begin

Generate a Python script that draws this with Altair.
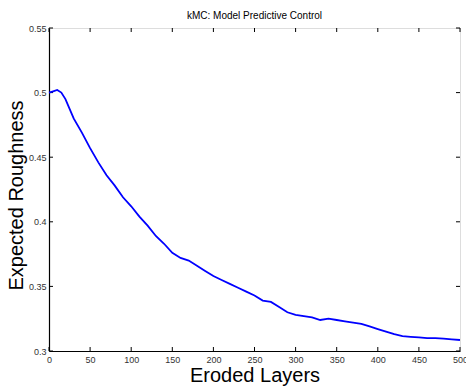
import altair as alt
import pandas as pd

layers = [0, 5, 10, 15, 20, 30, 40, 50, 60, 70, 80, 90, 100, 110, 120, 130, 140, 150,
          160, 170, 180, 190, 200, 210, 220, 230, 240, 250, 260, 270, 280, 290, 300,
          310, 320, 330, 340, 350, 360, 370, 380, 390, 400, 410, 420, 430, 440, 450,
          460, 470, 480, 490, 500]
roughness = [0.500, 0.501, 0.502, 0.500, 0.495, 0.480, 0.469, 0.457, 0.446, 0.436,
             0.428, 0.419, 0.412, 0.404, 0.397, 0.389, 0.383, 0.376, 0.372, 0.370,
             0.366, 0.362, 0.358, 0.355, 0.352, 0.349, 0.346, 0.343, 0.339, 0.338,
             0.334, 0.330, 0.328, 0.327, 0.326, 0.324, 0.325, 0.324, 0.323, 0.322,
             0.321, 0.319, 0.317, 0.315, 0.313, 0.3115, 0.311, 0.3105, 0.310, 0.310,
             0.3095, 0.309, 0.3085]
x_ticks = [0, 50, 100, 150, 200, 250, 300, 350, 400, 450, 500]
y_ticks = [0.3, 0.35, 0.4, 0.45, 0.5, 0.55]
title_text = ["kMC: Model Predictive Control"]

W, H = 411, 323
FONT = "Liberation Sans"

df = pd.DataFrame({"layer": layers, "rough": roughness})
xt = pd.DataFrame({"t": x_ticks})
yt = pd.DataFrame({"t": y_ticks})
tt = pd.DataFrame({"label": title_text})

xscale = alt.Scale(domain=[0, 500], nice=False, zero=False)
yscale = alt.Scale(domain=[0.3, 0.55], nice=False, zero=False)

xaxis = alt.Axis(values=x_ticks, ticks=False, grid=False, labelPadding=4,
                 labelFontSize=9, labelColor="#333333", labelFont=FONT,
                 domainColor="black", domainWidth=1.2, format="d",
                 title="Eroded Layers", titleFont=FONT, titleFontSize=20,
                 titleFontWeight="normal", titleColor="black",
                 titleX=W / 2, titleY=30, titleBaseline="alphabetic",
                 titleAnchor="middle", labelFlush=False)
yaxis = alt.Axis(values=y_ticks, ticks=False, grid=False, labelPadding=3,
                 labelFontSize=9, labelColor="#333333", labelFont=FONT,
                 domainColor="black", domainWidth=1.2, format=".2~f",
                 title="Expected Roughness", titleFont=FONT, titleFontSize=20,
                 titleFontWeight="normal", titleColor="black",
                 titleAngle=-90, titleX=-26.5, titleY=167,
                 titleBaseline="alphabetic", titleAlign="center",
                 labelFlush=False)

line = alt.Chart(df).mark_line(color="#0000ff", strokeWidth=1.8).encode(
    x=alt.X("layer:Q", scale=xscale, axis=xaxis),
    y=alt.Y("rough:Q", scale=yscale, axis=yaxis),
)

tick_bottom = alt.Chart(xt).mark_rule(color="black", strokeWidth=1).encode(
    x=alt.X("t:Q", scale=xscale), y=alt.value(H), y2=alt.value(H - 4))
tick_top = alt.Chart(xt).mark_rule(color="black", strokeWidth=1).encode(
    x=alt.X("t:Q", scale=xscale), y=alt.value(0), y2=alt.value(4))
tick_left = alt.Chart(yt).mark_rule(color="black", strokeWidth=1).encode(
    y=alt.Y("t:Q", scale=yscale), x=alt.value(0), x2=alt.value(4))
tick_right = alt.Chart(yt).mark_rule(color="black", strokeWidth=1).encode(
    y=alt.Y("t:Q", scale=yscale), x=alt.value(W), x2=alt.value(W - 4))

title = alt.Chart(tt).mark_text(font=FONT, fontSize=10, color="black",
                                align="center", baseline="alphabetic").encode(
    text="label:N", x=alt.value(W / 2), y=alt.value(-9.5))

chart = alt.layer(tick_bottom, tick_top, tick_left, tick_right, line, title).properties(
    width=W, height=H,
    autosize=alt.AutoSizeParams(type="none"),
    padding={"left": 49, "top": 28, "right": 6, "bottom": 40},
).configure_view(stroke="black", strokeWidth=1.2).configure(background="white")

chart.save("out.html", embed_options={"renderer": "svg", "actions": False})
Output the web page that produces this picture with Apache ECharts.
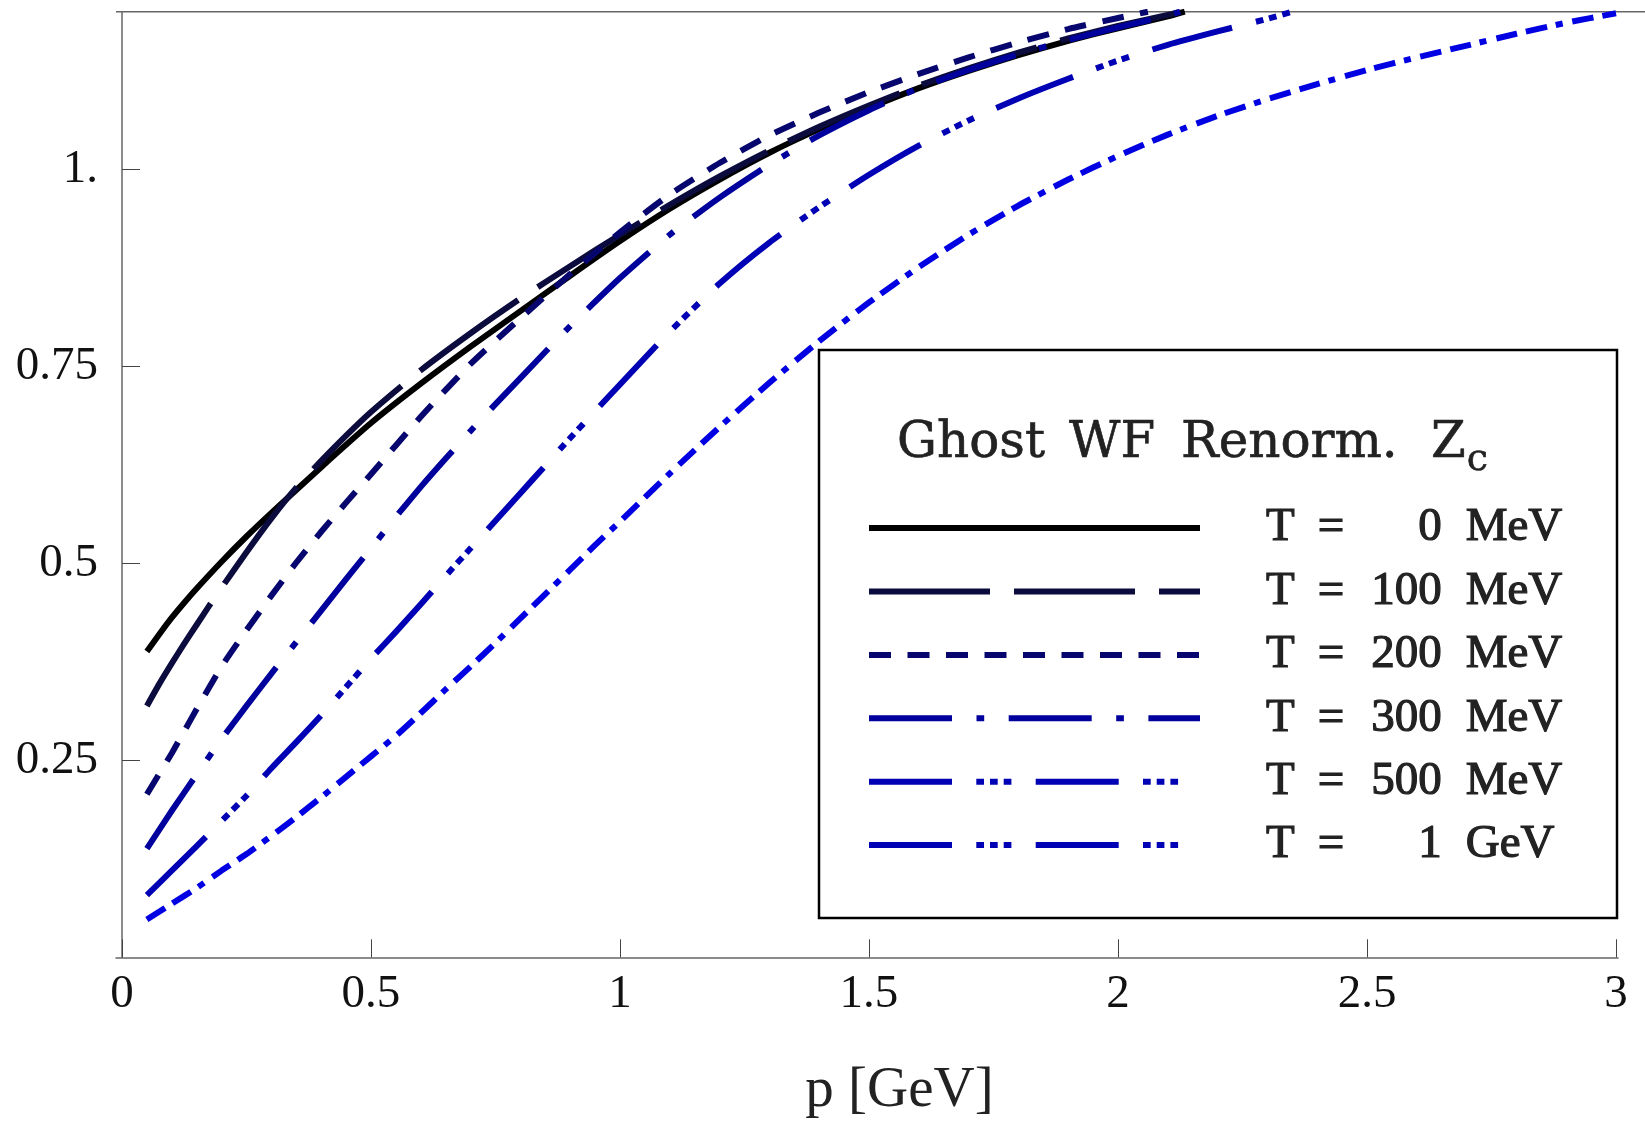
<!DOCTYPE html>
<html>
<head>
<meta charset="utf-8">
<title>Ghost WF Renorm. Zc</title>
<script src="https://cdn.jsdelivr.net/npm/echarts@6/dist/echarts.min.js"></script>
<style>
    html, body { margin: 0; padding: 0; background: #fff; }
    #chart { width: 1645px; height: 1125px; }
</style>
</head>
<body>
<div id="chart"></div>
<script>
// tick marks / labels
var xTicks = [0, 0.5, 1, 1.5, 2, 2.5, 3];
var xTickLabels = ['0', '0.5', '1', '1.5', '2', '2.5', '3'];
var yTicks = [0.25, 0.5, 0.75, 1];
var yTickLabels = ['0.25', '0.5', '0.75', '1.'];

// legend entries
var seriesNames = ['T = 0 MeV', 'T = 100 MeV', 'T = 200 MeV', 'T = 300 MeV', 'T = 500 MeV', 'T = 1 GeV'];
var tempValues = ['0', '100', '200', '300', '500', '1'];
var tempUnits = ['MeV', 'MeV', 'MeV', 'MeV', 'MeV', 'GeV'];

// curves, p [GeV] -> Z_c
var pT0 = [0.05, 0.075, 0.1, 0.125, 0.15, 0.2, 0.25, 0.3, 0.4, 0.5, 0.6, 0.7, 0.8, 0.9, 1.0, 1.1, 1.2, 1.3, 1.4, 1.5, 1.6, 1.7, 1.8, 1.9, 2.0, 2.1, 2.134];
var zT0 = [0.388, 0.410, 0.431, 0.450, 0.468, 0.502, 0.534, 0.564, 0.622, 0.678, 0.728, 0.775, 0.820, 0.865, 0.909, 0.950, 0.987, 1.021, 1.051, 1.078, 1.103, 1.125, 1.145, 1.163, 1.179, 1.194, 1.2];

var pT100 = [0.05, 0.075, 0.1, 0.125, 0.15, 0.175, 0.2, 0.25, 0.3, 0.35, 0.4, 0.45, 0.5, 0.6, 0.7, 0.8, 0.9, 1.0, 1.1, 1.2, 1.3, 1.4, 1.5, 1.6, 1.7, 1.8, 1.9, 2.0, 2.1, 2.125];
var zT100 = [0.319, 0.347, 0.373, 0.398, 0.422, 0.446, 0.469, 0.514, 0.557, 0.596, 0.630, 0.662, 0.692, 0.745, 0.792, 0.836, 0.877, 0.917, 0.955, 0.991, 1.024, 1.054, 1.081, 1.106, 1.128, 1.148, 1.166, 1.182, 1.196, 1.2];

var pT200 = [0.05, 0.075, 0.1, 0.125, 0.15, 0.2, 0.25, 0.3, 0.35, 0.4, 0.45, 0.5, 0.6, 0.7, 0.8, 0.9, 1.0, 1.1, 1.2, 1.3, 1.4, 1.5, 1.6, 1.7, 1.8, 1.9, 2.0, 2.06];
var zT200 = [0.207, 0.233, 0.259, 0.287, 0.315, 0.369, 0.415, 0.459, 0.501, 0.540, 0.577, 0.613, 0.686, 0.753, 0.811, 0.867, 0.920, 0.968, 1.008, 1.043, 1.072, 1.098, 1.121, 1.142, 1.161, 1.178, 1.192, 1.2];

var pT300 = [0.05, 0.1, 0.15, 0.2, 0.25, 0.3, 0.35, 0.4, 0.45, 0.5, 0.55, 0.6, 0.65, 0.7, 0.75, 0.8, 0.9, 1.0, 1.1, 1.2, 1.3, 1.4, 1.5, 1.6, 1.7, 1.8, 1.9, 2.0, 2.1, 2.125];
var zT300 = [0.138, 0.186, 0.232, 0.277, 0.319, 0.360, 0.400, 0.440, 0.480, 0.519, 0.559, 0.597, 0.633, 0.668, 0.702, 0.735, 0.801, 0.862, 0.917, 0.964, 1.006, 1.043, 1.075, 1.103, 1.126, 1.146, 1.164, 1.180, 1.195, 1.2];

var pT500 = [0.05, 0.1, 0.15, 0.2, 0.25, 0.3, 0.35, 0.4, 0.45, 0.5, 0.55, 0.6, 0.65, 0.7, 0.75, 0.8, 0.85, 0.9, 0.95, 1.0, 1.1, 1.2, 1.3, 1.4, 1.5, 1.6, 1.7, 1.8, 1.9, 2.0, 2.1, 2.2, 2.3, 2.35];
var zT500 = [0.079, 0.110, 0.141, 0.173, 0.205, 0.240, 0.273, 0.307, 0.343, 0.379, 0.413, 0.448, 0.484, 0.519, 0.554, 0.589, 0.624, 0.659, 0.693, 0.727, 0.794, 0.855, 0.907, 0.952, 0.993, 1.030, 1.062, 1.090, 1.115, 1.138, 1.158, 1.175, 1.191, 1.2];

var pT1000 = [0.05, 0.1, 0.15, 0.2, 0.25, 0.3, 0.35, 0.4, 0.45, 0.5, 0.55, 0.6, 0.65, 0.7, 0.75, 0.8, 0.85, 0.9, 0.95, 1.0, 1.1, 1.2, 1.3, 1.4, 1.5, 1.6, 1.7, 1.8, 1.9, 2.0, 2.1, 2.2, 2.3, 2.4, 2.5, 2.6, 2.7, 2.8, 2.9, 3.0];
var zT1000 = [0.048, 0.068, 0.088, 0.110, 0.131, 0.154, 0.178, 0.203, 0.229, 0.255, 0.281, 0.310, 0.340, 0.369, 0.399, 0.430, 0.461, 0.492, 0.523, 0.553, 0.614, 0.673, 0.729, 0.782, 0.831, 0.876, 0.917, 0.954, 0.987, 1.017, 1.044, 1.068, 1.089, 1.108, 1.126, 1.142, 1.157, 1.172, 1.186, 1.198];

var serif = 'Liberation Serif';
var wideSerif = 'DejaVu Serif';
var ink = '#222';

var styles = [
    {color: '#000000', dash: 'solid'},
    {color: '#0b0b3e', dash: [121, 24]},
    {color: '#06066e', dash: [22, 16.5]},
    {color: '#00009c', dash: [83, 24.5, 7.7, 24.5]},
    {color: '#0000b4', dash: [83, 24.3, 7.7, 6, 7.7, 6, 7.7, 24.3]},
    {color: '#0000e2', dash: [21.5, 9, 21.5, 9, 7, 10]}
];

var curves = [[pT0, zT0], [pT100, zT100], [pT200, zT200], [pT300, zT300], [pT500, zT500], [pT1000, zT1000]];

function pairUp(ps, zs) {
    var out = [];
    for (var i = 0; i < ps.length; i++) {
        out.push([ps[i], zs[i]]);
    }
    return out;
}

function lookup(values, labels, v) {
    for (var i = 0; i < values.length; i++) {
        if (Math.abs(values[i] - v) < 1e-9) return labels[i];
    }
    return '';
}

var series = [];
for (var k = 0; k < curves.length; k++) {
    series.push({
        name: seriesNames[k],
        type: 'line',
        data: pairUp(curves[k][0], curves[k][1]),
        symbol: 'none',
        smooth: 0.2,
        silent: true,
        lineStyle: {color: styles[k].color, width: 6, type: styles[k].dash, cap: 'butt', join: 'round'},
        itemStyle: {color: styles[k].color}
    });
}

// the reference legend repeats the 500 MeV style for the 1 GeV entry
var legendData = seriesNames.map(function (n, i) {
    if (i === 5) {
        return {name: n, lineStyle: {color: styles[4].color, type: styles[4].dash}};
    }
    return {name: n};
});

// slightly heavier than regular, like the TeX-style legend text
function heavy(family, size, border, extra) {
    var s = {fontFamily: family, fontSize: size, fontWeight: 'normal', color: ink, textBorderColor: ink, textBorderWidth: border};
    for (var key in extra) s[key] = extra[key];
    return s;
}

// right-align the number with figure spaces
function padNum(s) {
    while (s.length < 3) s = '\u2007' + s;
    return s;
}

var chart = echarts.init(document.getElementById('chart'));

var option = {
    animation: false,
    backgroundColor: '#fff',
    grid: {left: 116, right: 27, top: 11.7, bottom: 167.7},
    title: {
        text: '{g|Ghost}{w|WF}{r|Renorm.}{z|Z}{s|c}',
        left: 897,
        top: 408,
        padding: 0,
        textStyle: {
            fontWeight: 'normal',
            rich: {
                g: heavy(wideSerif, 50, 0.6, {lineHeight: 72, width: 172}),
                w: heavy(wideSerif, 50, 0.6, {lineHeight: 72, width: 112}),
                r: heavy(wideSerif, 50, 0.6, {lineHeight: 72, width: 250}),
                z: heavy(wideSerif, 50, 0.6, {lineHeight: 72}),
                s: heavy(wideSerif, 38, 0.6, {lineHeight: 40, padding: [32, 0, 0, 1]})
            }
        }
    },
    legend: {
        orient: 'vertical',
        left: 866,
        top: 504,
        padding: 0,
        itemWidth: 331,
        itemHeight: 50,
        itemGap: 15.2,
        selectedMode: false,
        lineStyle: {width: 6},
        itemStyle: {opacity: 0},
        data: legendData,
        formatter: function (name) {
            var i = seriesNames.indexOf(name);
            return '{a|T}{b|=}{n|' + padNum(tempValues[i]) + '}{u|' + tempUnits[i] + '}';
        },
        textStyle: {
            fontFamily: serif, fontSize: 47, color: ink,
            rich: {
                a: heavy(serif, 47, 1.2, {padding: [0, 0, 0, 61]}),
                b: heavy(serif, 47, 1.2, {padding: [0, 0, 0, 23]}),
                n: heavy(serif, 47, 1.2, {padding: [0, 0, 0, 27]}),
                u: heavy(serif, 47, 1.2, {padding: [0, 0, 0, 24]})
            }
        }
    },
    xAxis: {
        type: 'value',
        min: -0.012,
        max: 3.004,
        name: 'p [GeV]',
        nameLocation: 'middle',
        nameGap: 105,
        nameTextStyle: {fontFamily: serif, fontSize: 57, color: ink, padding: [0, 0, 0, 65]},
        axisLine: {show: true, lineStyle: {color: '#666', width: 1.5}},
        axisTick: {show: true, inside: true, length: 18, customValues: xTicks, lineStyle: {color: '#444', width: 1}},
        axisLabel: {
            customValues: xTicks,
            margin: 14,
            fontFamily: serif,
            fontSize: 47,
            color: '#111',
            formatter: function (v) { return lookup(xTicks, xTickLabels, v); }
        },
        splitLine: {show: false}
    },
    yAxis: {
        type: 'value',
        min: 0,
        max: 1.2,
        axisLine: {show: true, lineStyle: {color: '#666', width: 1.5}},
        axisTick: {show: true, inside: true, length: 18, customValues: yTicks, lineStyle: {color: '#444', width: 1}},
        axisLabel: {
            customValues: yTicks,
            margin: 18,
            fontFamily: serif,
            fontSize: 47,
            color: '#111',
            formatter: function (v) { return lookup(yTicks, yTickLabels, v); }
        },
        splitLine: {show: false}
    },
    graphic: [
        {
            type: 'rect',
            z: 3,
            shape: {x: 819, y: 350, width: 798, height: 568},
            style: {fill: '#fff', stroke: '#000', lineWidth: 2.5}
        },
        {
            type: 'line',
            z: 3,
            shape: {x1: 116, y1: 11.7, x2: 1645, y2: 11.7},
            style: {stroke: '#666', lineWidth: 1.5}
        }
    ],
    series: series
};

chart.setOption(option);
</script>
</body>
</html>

end

### EXERCISE INSTRUCTIONS
Everything from the first line of the records through the line containing "import pandas as pd" should be reproduced exactly, apart from the pictures.

### EXPECTED ANSWER
Generate a Python script that draws this with Altair.
import altair as alt
import pandas as pd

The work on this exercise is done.